Kolumne 20. Dezember 2012
Ja, ich werde meinen Rundfunkbeitrag klaglos zahlen, der ab Januar für jeden Haushalt – egal, mit welchem Gerät gesehen oder gehört wird, fällig ist. Und weil in meinem Heidelberger Büro, das zugleich als Kommunikationszentrum dient, auch ein Fernseher steht, werde ich wohl künftig draufzahlen müssen. Das mag ungerecht erscheinen, weil der TV-Zuschauer allem technischen Fortschritt zum Trotz in einem Augenblick doch immer nur an einem Ort zappen kann. Doch ich bin und bleibe ein Fossil, das meint, ein Geld verdienender Mensch, der ein Gemeinwesen nutzt, hat dieses auch zu unterhalten.
So wie meine Steuern in das Stadt- und das Staatssäckel in der Erwartung fließen, dass Stadt und Staat Sinnvolles damit anzufangen wissen, soll mein Rundfunkbeitrag die öffentlich-rechtlichen Medien am Leben halten, damit sie ihren Auftrag einer demokratischen Grundversorgung auch in Zukunft erfüllen können. Das schreibe ich bewusst in diesen Tagen, da aus allen Rohren auf ARD, ZDF und die ganze regionale Sendervielfalt geschossen wird, als gälte es, parallel zum drohenden Zeitungssterben nun auch das kostbare nichtkommerzielle Rundfunksystem zu Fall zu bringen. Was geht da eigentlich vor, wenn ein Handelsblatt-Redakteur mit seiner Kampfschrift gegen die „Nimmersatten“, die er keineswegs im Frankfurter Bankenviertel sondern in den Büros der Sendeanstalten ortet, das ganze öffentlich-rechtliche Rundfunksystem in Frage stellt? Welche Interessen stehen hinter diesem Furor, mit dem gerade ein Jahrzehnte taugliches Erfolgsmodell der bundesdeutschen Medienkultur bekämpft wird?
Eine Ursache liegt sicher in den dramatisch sinkenden Zahlen der Zeitungsauflagen wie der Einnahmen, die lange Zeit durch Werbung und Annoncen zu erzielen waren. In dieser schwierigen Situation müssen die großen Verlage schnellstens neue Geschäftsmodelle finden, um dem Internet die Freude an der „alles umsonst“ Freigiebigkeit zu nehmen. Denn gerade dort stört es sie, dass die öffentlich-rechtlichen Sender ihre Informationsangebote, Qualitätsjournalismus in Wort und Bild, kostenlos, weil gebührenfinanziert, anbieten. Der teilweise groteske Kampf um die Tagesschau-App und um die möglichst kurze Dauer, in der Rundfunkbeiträge im Netz verfügbar sein dürfen, waren nur erste Scharmützel in der drohenden großen Schlacht, die den gebührenfinanzierten Rundfunk verdrängen soll.

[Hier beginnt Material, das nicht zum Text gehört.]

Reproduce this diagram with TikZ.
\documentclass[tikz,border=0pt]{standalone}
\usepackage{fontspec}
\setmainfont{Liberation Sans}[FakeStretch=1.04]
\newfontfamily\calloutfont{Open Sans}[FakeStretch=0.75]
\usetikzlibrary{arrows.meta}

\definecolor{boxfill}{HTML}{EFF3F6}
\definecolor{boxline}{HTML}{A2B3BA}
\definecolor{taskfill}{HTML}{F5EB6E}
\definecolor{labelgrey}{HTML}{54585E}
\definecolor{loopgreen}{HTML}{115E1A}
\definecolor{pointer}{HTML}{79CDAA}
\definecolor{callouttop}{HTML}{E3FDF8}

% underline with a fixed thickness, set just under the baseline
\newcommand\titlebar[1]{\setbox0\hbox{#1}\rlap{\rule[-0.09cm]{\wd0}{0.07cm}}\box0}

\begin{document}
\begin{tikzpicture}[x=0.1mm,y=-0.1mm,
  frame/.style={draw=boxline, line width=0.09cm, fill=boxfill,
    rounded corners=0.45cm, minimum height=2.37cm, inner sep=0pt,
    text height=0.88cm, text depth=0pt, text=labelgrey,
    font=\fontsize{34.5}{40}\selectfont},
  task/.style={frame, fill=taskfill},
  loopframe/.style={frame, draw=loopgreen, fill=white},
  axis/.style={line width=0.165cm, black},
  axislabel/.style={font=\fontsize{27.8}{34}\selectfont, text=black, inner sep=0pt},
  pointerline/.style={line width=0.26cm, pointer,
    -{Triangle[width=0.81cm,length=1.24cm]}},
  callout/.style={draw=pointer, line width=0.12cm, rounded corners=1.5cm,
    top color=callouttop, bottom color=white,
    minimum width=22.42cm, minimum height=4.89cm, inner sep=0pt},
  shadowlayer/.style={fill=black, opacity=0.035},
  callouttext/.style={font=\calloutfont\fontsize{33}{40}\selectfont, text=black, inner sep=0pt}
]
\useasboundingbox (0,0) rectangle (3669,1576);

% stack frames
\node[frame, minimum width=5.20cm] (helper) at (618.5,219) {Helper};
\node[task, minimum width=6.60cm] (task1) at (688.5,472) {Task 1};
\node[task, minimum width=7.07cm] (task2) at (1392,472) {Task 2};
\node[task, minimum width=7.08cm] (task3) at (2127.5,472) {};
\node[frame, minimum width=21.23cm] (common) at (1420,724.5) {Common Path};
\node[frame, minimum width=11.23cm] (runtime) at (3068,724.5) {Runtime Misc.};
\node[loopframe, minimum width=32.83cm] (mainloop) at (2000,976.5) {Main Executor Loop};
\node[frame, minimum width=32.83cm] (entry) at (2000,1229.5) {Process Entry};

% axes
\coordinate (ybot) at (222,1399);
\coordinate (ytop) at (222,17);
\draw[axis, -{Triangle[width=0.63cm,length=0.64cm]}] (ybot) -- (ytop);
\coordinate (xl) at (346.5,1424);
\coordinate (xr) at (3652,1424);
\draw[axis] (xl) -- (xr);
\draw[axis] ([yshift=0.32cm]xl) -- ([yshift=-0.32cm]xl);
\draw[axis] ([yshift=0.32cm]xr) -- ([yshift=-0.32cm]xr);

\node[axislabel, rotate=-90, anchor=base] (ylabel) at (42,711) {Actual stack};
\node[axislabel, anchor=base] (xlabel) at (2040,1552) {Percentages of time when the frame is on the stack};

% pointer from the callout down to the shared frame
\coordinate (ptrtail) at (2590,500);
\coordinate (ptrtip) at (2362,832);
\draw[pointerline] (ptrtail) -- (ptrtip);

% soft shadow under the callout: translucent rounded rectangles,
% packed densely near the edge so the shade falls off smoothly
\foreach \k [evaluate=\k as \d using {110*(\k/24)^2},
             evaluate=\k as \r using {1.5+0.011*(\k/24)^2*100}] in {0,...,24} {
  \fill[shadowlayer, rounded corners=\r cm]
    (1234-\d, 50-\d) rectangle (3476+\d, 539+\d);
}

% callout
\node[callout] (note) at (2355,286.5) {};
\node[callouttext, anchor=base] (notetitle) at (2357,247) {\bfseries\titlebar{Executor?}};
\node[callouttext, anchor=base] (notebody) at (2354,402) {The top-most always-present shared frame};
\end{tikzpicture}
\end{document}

Dagegen müssen wir uns wehren, weil am Ende nur Verlierer übrig bleiben würden. Noch mehr Dschungelcamp würde selbst diese Kulturnation nicht aushalten.
Aber es hilft auch nichts, sich in Mainz und von Kiel bis München zu verbarrikadieren. Die lauter werdenden Forderungen nach Transparenz sowohl der Entscheidungen in den Rundfunkgremien als auch der sinnvollen Gebührenverwendung, nach Abkehr von einer starren Quotenideologie und dem irrsinnigen Glauben, Quote sei gleich Qualität, nach einer ehrlichen Debatte über den Sendeauftrag, sind nicht von der Hand zu weisen. 7,5 Milliarden Euro müssen gerechtfertigt werden. Das Argument, Fussball-Sendelizenzen würden immer teurer, taugt nicht zur Legitimation. Die bedrückende Zahl, wonach nur noch 7,5 Prozent der unter 50jährigen ARD oder ZDF brauchen, sollte bei den Programmverantwortlichen keine Schockstarre, sondern Kreativität auslösen. Erste Überlegungen, ob ein gemeinsamer Jugendkanal diesen Schwund aufhalten kann, gibt es bereits. Doch wenn dieses junge Fernsehen aus regulatorischen Gründen einen Bogen um das Internet machen muss, dann wird es seinen Adressaten nicht begegnen.